Intel 11th Gen Core i7-1185G7 Tiger Lake CPU Makes Benchmark Debut At 3GHz

Intel Ice Lake
Here is a fun fact—there around 117 million lakes on the planet, covering nearly four percent of the world's land surface (thanks, National Geographic). Intel seems intent on naming a processor line after all them. Hot on the heels of Comet Lake-H making an official debut, a leaked benchmark highlights one of Intel's upcoming Tiger Lake-U processors.

Before we dive into the leak, let's clear some things up. Intel's product lines typically contain Y, U, H, and S designations. Y and U parts are lower power mobile chips for thin and light laptops, and some lower power mini PCs, while H parts are higher power mobile chips for more potent laptops, like ones designed for gaming. The S parts are desktop CPUs.

Tiger Lake-U is considered an 11th generation product, built on a 10-nanometer manufacturing process. Even though Comet Lake-H just debuted (along with Comet Lake-Y and Comet Lake-U a little bit earlier), Tiger Lake is not a successor to Comet Lake, which is a 10th gen part built on a 14nm node. It succeeds a different 10th gen product line, that being Ice Lake (10nm).

It gets even more confusing if we dip into nomenclatures like Sunny Cove (Ice Lake) and Willow Cove (Tiger Lake), let along the various other Lake names, so perhaps we will cover all that in a future article. For now, let's focus on the leaked Tiger Lake-U benchmark.

Intel Tiger Lake-U 3DMark
Source: 3DMark via @_rogame (Twitter)

The part in question is an 11th generation Core i7-1185G7 processor. According to the benchmark leak, it features 4 physical cores and 8 threads (via Hyper Threading) with a 3GHz base clock.

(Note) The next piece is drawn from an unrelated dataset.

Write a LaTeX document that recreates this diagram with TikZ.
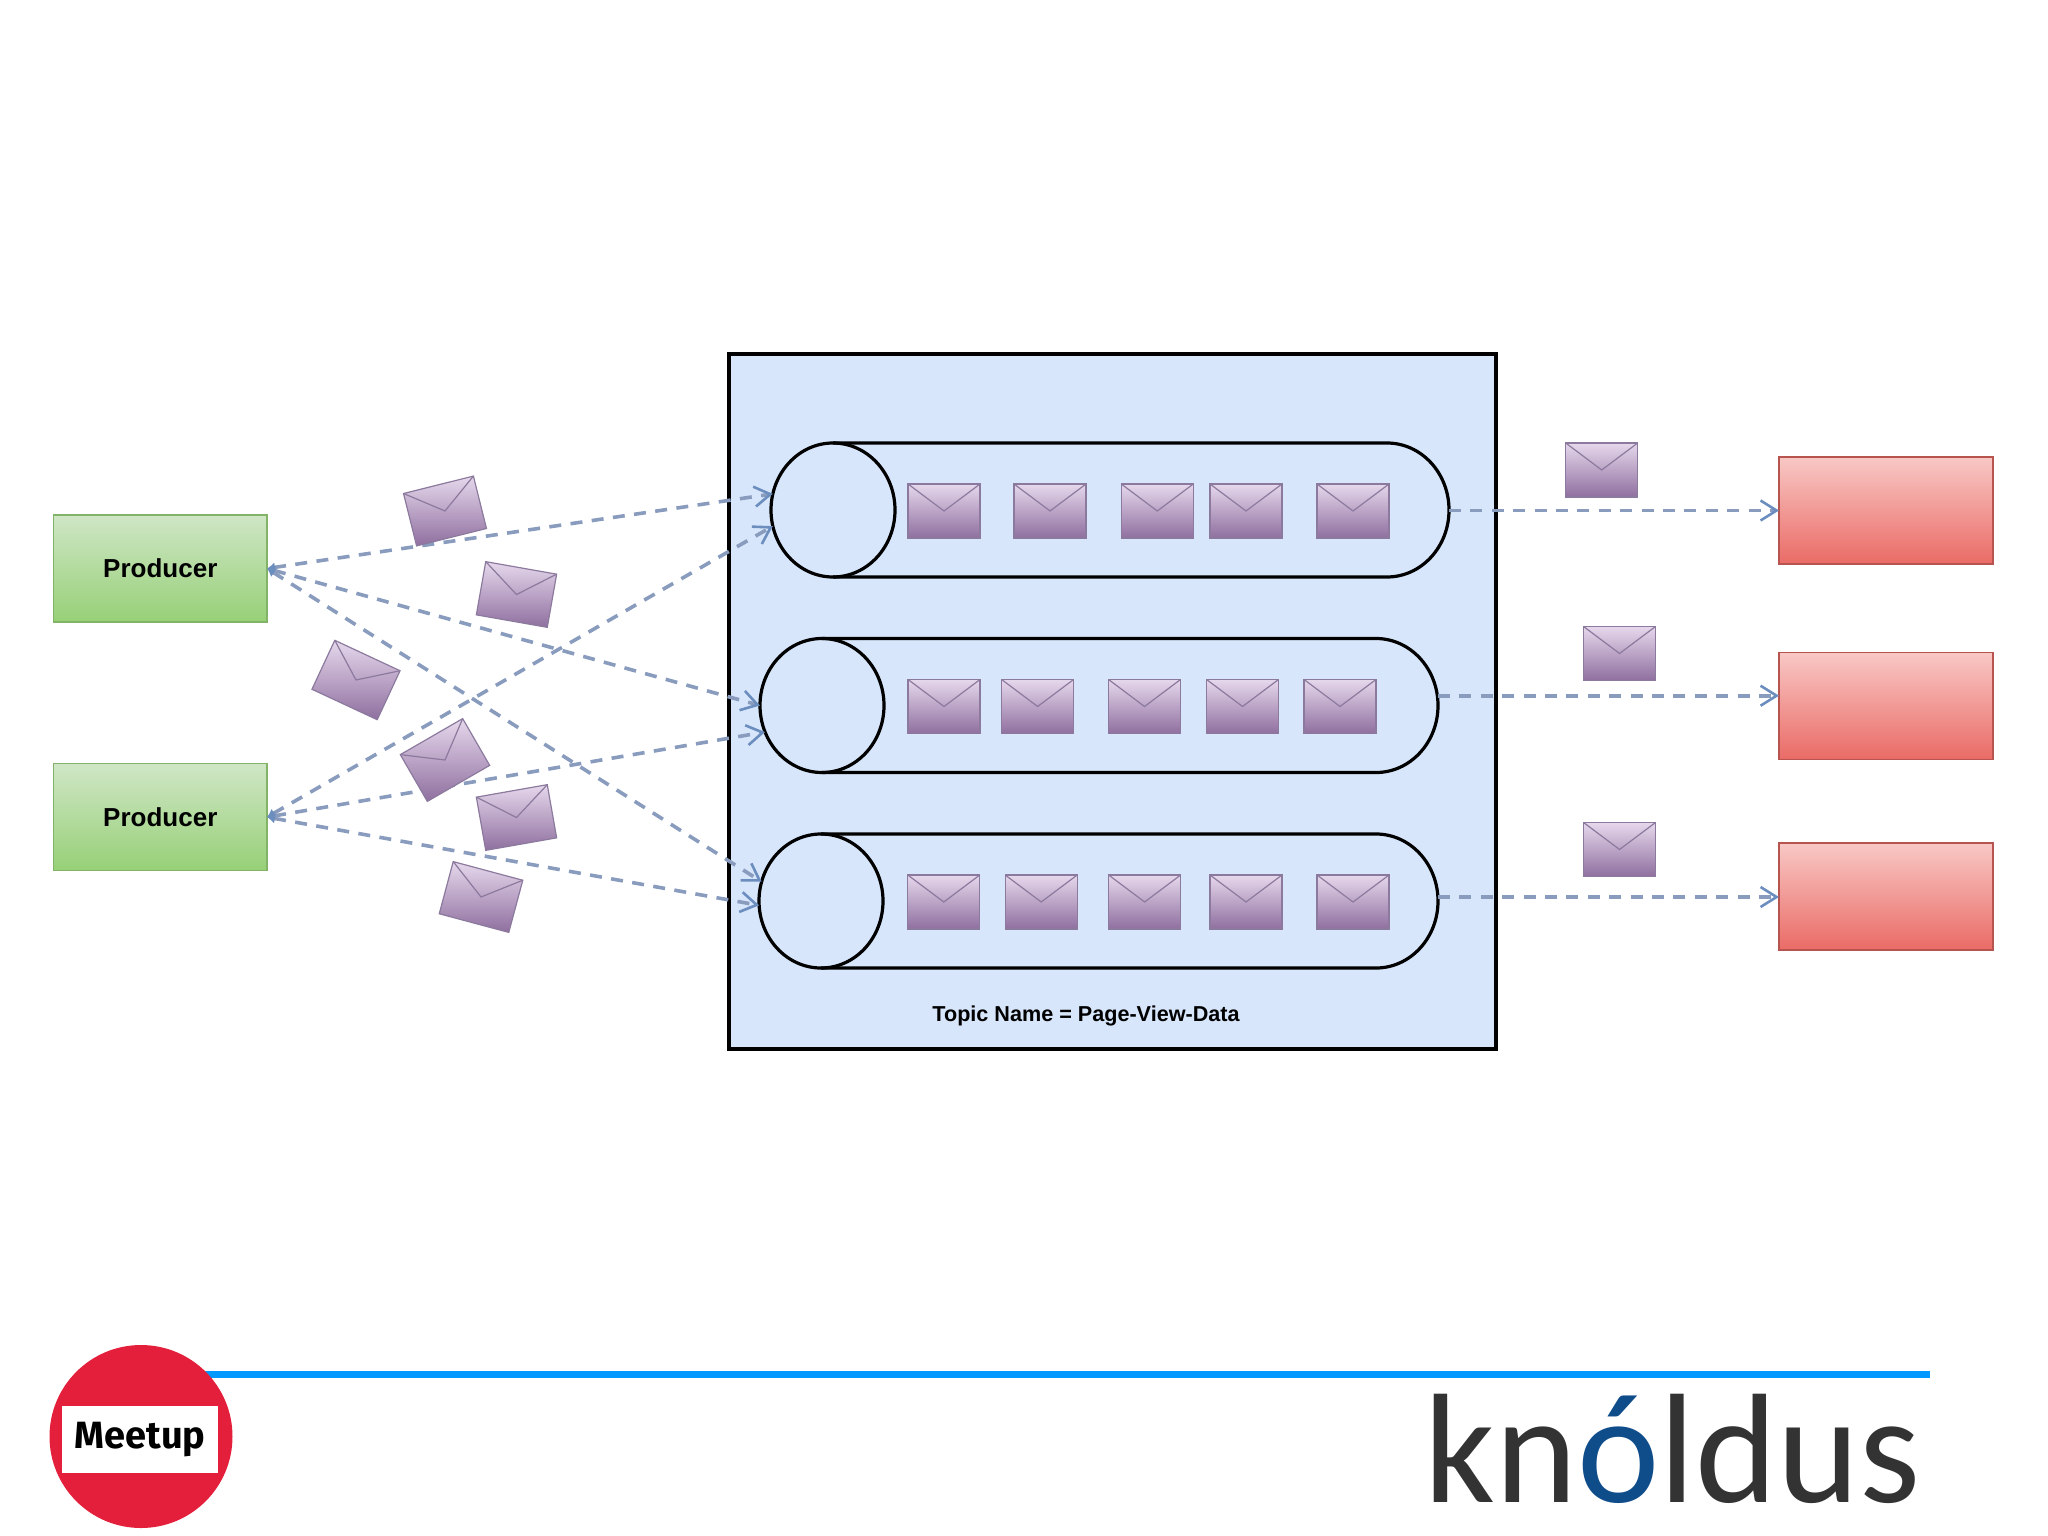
\documentclass[tikz,border=0pt]{standalone}
\usepackage{fontspec}
\setmainfont{Liberation Sans}
\newfontfamily\logofont{Carlito}
\newfontfamily\meetfont{Fira Sans}
\usepackage{xcolor}
\usetikzlibrary{arrows.meta,positioning,shapes.geometric}
\definecolor{topicblue}{HTML}{D7E6FB}
\definecolor{linkblue}{HTML}{8A9CBE}
\definecolor{tipblue}{HTML}{6C8EBF}
\definecolor{mailtop}{HTML}{E6D8EC}
\definecolor{mailbot}{HTML}{8F6F9F}
\definecolor{maildraw}{HTML}{8C7A9E}
\definecolor{meetred}{HTML}{E31F3C}
\definecolor{barblue}{HTML}{0099FF}
\definecolor{logoblue}{HTML}{0F4C8A}
\definecolor{logogrey}{HTML}{333333}
\definecolor{prodtop}{HTML}{CFE6C6}
\definecolor{prodbot}{HTML}{97D077}
\definecolor{proddraw}{HTML}{82B366}
\definecolor{constop}{HTML}{F8C8C5}
\definecolor{consbot}{HTML}{EA6B66}
\definecolor{consdraw}{HTML}{B85450}
\tikzset{
  prodbox/.style={draw=proddraw,line width=0.7pt,top color=prodtop,bottom color=prodbot,
    minimum width=106.7pt,minimum height=53.5pt,outer sep=0pt,font=\fontsize{13}{13}\selectfont\bfseries},
  consbox/.style={draw=consdraw,line width=0.7pt,top color=constop,bottom color=consbot,
    minimum width=107pt,minimum height=53.5pt,outer sep=0pt},
  mailbox/.style={draw=maildraw,top color=mailtop,bottom color=mailbot,
    minimum width=36pt,minimum height=27pt,inner sep=0pt,outer sep=0pt,line width=0.6pt},
  tubehead/.style={draw,ellipse,line width=1.6pt,minimum width=62pt,minimum height=67pt,
    inner sep=0pt,outer sep=0pt},
  inlink/.style={draw=linkblue,line width=1.8pt,dash pattern=on 6pt off 4.7pt,
    {Latex[length=4pt,width=5pt,color=tipblue]}-{Straight Barb[length=8pt,width=10pt,color=tipblue,line width=1.3pt]}},
  outlink/.style={draw=linkblue,line width=1.8pt,dash pattern=on 6pt off 4.7pt,
    -{Straight Barb[length=8pt,width=10pt,color=tipblue,line width=1.3pt]}}
}
\begin{document}
\begin{tikzpicture}[x=0.5pt,y=-0.5pt]
  \useasboundingbox (0,0) rectangle (2048,1535);

  \node[draw,line width=2.4pt,fill=topicblue,minimum width=383.5pt,minimum height=347.5pt,outer sep=0pt]
    (topic) at (1112.5,701.5) {};
  \node[font=\fontsize{10.8}{10.8}\selectfont\bfseries] (topicname) at (1086,1015.5) {Topic Name = Page-View-Data};

  \node[prodbox] (prod1) at (160.3,568.5) {Producer};
  \node[prodbox,below=70.8pt of prod1] (prod2) {Producer};

  \node[consbox] (cons1) at (1886,510.5) {};
  \node[consbox,below=44.2pt of cons1] (cons2) {};
  \node[consbox,below=41.8pt of cons2] (cons3) {};

  \foreach \name/\cx/\cy/\len in {tube1/833/510/554,tube2/822/705.5/554,tube3/821/901/555}{
    \node[tubehead] (\name) at (\cx,\cy) {};
    \draw[line width=1.6pt] (\name.north) -- ++(\len,0)
      arc[start angle=90,end angle=-90,x radius=31pt,y radius=33.5pt] -- (\name.south);
  }
  \coordinate (tube1out) at (1449,510.5);
  \coordinate (tube2out) at (1438,695.7);
  \coordinate (tube3out) at (1438,897);

  \draw[inlink] (prod1.east) -- (tube1.165);
  \draw[inlink] (prod1.east) -- (tube2.west);
  \draw[inlink] (prod1.east) -- (tube3.162);
  \draw[inlink] (prod2.east) -- (tube1.195);
  \draw[inlink] (prod2.east) -- (tube2.205);
  \draw[inlink] (prod2.east) -- (tube3.184);

  \draw[outlink] (tube1out) -- (cons1.west);
  \draw[outlink] (tube2out) -- (cons2.west |- tube2out);
  \draw[outlink] (tube3out) -- (cons3.west |- tube3out);

  \foreach \name/\mx/\my/\ang in {
    a1/944/511/0,a2/1050/511/0,a3/1157.3/511/0,a4/1246/511/0,a5/1353/511/0,
    b1/944/706.5/0,b2/1037.6/706.5/0,b3/1144.5/706.5/0,b4/1242.5/706.5/0,b5/1340/706.5/0,
    c1/943.8/902/0,c2/1041.2/902/0,c3/1144.6/902/0,c4/1246/902/0,c5/1353/902/0,
    r1/1601.7/470/0,r2/1619.5/653.5/0,r3/1619.5/849.5/0,
    f1/445/511/14,f2/516.5/594.5/-10,f3/356/680/-25,f4/445/760/30,f5/516.5/817.5/10,f6/481/897/-15}{
    \node[mailbox,rotate=\ang] (\name) at (\mx,\my) {};
    \draw[maildraw,line width=0.6pt] (\name.north west) -- (\name.center) -- (\name.north east);
  }

  \coordinate (barstart) at (205,1374.7);
  \coordinate (barend) at (1930,1374.7);
  \draw[barblue,line width=3.5pt] (barstart) -- (barend);
  \node[circle,fill=meetred,minimum size=91.5pt,inner sep=0pt] (meetup) at (141,1436.5) {};
  \node[fill=white,minimum width=78pt,minimum height=33.7pt,inner sep=0pt,
    font=\meetfont\fontsize{19}{19}\selectfont\bfseries] (meetname) at (140,1439.5) {Meetup};

  \node[anchor=base west,inner sep=0pt,text=logogrey,font=\logofont\fontsize{78}{78}\selectfont]
    (knoldus) at (1424,1502) {kn\textcolor{logoblue}{ó}ldus};
\end{tikzpicture}
\end{document}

We have no way of knowing if the metrics in the 3DMark listing are accurate, but as shown, the Core i7-1185G7 has a 700MHz higher base clock than the fastest-clocked Ice Lake CPU (Core i7-1068G7 at 2.3GHz base).

Some of the people who have commented on the leaks (APISAK posted about the same benchmark entry) voiced disappointment with this being a 4-core/8-thread CPU, instead of rocking more cores and threads. It's also not clear if the reported clock might actually be a boost clock, though that seems low.

As to the scores, it's hard to tell what to make of it all at this early stage. APISAK points out that the Graphics score is around 5-6 percent higher than AMD's Ryzen 7 4800U, while another user called to attention that the CPU score is lower than a Ryzen 5 4500U.

"Final [CPU] score should be in the 4K range. This is probably a bad run or it's using low frequency RAM," @_rogame said.

That is how it goes with leaks—there are too many variables and unknowns to draw any kind of concrete conclusion. So, as always, we will have to wait and see once Tiger Lake arrives.